UCLA

This work has investigated the policy of wildfires, modeling techniques for post-fire assessment, and the influence of controlling variables on post-fire recovery. Post-fire mitigation and management require reliable predictions of immediate hydrologic consequences and long-term recovery to pre-fire conditions. This research shows that models used by agencies are not adaptable to all geographical and climatological conditions. Results show inconsistencies between model predictions for peak discharge events across the sites and less confidence associated with larger return periods (25- and 50-year peak flow events). Remote sensing techniques improve spatial and temporal resolution of data streams for model parameters and post-fire recovery predictions.

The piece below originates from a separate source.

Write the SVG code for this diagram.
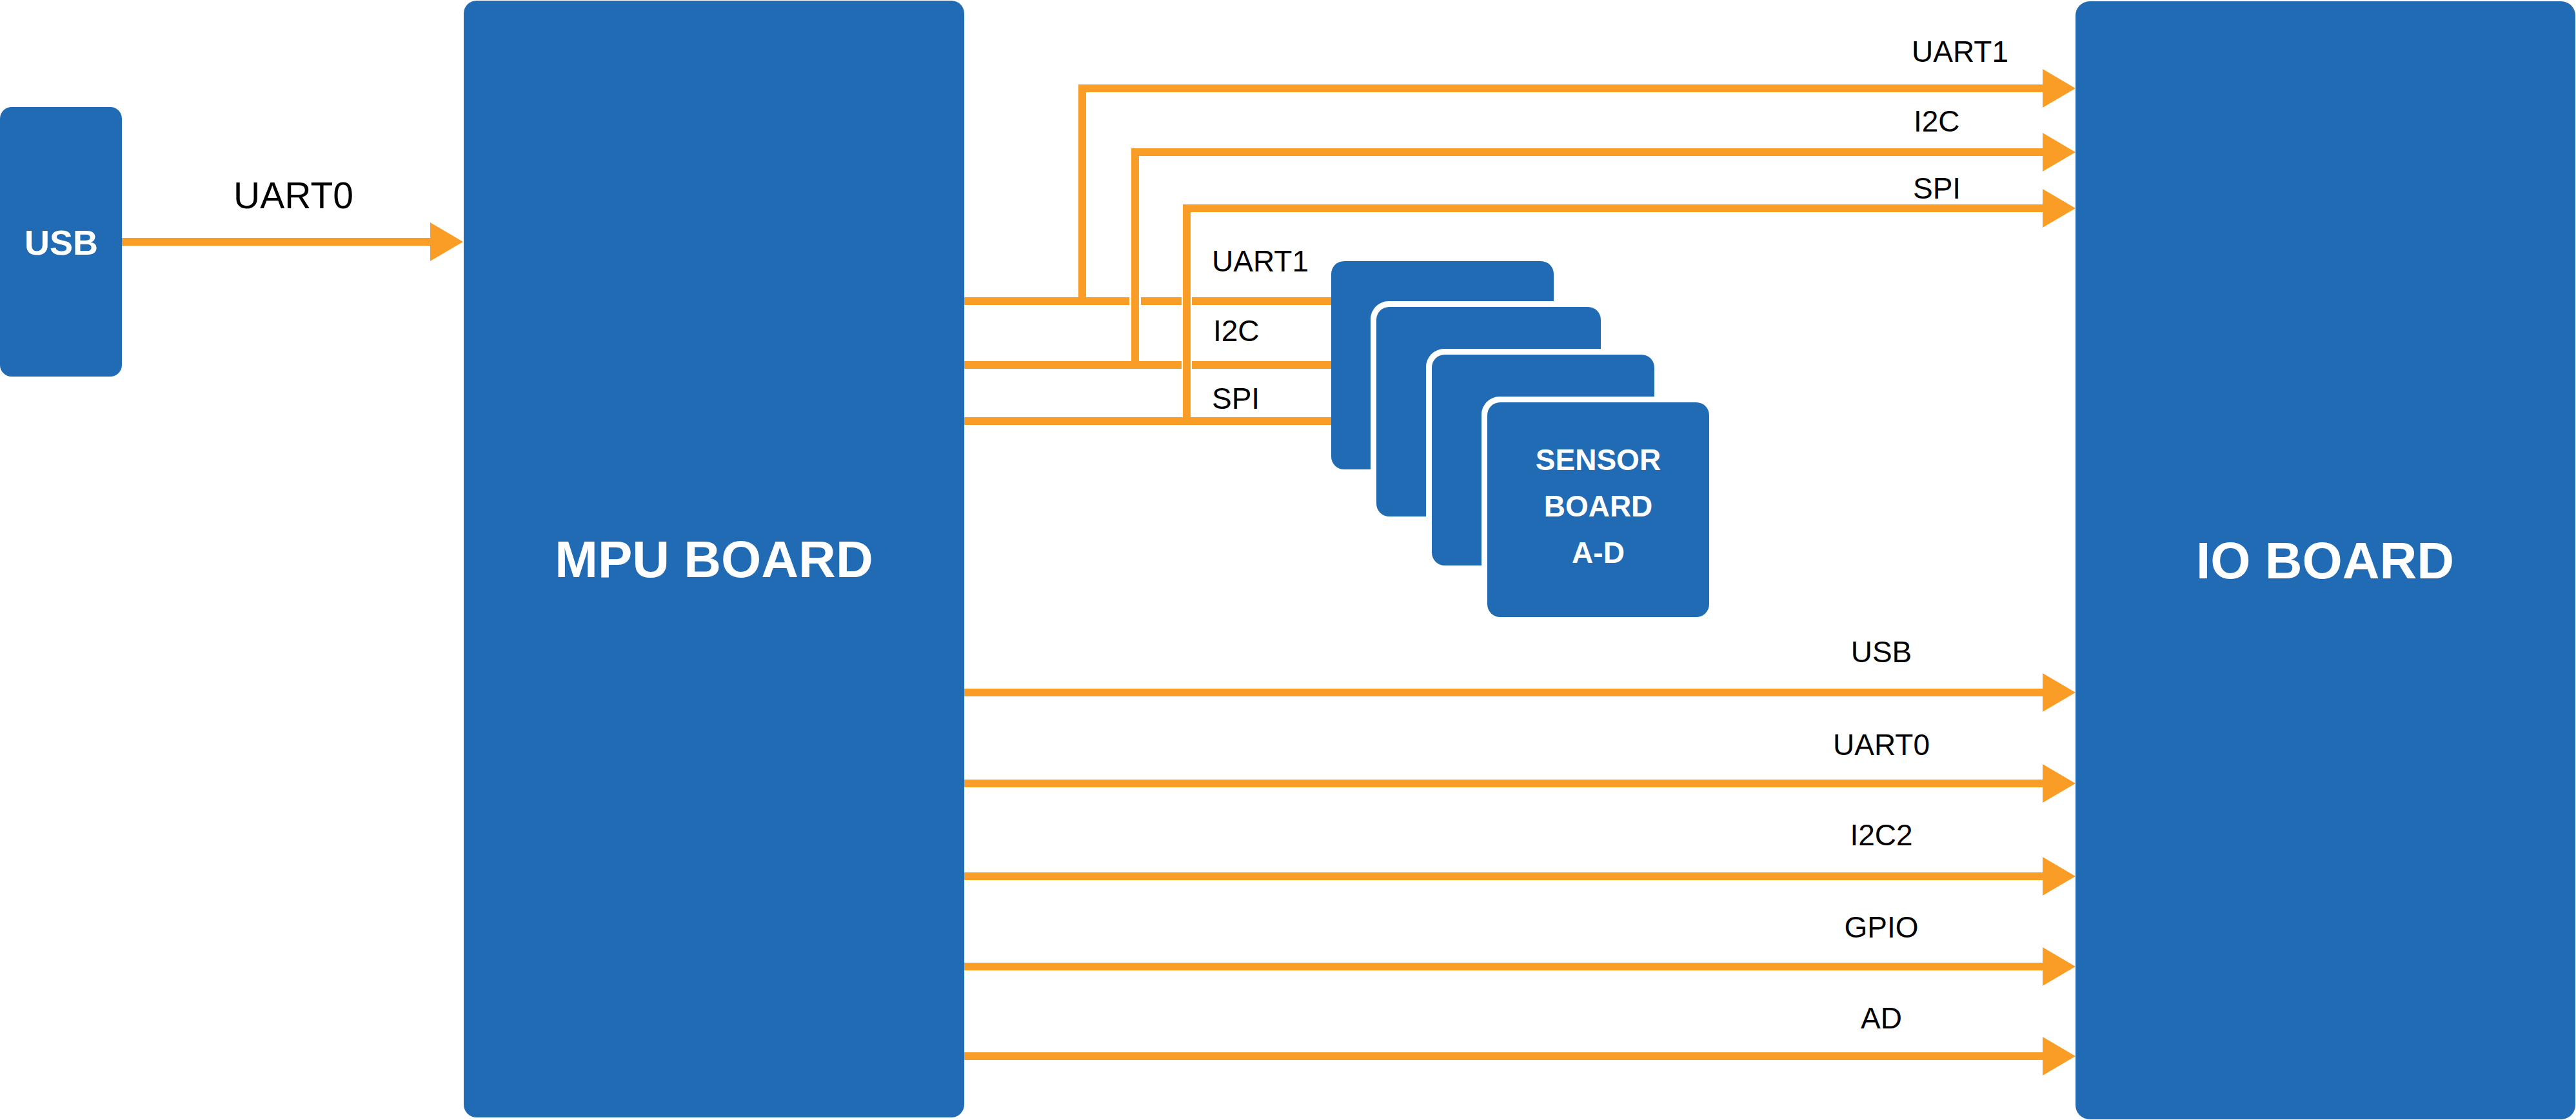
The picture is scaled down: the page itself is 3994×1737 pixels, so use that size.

This research shows that recovery is dependent on many variables, including burn severity, slope aspect, and vegetation biomass. The lack of vegetation recovery across watersheds results in significant changes in annual and seasonal discharge throughout the study period. Understanding these key controlling variables will improve post-fire hydrological predictions. Previously established remote sensing algorithms can be applied and adapted to burned areas to improve hydrologic and recovery predictions. This work encourages new tools that can be incorporated into policies that minimize development at the WUI, improve homeowner preparation in fire-prone areas, and improve post-fire recovery predictions. This work improves post-fire modeling and predictions primarily with remote sensing applications to guide accurate, efficient, and cost-effective management decisions.